#### Data provided ####
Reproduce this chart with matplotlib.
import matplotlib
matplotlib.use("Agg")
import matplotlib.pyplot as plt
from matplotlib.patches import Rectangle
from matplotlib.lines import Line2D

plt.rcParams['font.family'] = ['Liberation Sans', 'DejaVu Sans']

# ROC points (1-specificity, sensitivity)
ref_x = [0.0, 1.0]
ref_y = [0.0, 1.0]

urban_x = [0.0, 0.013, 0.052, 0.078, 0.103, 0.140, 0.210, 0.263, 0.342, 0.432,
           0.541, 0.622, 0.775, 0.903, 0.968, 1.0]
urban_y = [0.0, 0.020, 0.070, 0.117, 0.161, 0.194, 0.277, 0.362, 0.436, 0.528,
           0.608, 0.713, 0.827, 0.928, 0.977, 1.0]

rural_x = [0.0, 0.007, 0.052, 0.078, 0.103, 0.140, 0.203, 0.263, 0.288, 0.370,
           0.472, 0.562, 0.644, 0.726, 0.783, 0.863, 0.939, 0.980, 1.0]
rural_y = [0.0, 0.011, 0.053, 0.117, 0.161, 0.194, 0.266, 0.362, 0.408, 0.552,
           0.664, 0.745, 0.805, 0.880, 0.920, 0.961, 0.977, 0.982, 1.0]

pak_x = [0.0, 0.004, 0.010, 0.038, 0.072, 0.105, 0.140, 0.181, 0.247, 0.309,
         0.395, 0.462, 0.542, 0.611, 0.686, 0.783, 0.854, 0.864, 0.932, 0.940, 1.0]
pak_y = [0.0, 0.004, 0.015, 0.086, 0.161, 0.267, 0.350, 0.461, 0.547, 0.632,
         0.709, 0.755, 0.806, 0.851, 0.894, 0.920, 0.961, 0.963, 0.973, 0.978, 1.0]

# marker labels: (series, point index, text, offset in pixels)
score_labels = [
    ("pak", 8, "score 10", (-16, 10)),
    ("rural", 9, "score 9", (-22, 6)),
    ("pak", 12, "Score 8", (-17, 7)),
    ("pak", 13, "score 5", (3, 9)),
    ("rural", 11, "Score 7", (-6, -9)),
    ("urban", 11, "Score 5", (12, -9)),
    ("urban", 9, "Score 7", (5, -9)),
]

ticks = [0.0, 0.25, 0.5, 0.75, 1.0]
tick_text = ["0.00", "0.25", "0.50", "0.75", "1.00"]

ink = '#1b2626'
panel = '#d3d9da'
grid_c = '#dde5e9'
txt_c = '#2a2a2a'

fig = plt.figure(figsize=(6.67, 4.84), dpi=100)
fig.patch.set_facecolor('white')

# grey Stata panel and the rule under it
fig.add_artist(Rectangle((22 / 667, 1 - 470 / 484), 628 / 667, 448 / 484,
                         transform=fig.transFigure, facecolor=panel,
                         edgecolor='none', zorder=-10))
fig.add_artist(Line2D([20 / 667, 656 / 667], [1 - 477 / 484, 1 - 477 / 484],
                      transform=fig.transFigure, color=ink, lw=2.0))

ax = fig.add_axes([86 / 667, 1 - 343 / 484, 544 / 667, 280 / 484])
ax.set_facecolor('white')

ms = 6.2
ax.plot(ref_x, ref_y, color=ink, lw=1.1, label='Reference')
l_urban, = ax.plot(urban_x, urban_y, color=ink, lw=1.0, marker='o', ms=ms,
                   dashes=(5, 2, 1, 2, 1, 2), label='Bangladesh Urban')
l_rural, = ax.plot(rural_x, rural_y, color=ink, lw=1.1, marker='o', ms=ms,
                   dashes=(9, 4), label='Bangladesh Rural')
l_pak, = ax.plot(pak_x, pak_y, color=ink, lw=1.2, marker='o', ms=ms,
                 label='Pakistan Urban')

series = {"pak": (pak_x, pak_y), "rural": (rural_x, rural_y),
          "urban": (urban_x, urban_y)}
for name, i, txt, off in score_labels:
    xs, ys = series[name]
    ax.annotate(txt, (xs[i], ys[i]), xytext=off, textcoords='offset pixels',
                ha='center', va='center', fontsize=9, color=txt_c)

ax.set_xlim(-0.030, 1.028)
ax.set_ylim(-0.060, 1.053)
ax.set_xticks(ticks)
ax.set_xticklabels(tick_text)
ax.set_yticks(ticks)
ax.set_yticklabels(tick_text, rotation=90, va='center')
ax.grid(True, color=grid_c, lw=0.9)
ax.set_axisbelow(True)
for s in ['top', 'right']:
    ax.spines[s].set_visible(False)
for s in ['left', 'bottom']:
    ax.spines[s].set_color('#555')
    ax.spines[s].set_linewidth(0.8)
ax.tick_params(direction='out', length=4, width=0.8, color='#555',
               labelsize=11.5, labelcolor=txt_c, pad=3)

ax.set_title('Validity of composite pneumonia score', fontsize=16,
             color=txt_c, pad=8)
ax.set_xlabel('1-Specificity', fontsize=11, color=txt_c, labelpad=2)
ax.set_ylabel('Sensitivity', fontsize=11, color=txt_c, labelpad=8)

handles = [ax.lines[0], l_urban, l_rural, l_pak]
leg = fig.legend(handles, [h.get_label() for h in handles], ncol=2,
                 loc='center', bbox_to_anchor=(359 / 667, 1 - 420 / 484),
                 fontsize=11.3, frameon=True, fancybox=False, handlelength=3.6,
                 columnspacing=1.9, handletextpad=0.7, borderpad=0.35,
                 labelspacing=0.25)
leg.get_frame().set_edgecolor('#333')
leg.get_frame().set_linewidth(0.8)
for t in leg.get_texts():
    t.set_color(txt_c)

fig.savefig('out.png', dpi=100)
####
#### Data provided ####
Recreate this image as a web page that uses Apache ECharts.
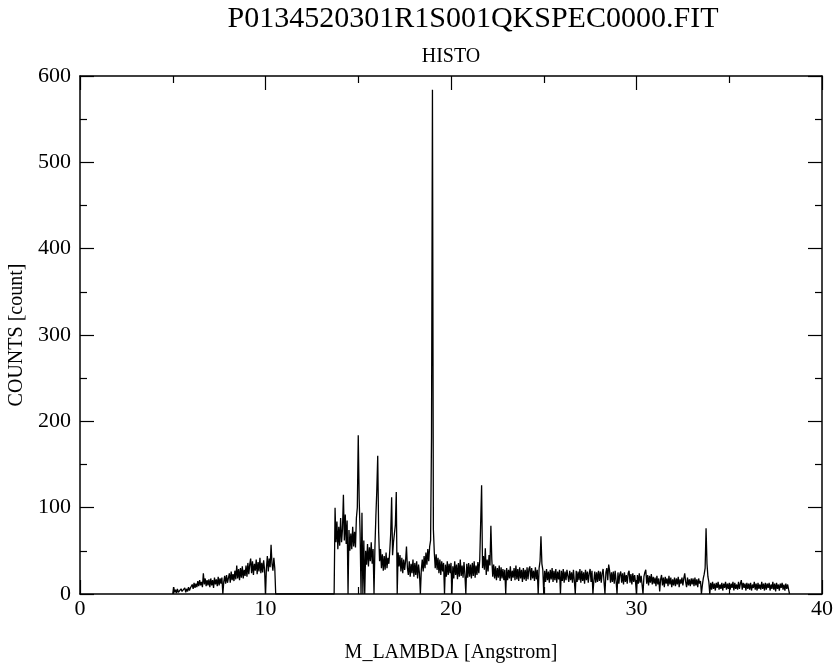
####
### [Instructions to follow]
Look above for the line containing "Reproduce this chart with matplotlib.". Output from there through the line containing "plt.rcParams['font.family'] = ['Liberation", exactly and inclusively.

### [Solved problem]
Reproduce this chart with matplotlib.
import matplotlib
matplotlib.use("Agg")
import matplotlib.pyplot as plt
from matplotlib.patches import Rectangle
from matplotlib.lines import Line2D

plt.rcParams['font.family'] = ['Liberation Sans', 'DejaVu Sans']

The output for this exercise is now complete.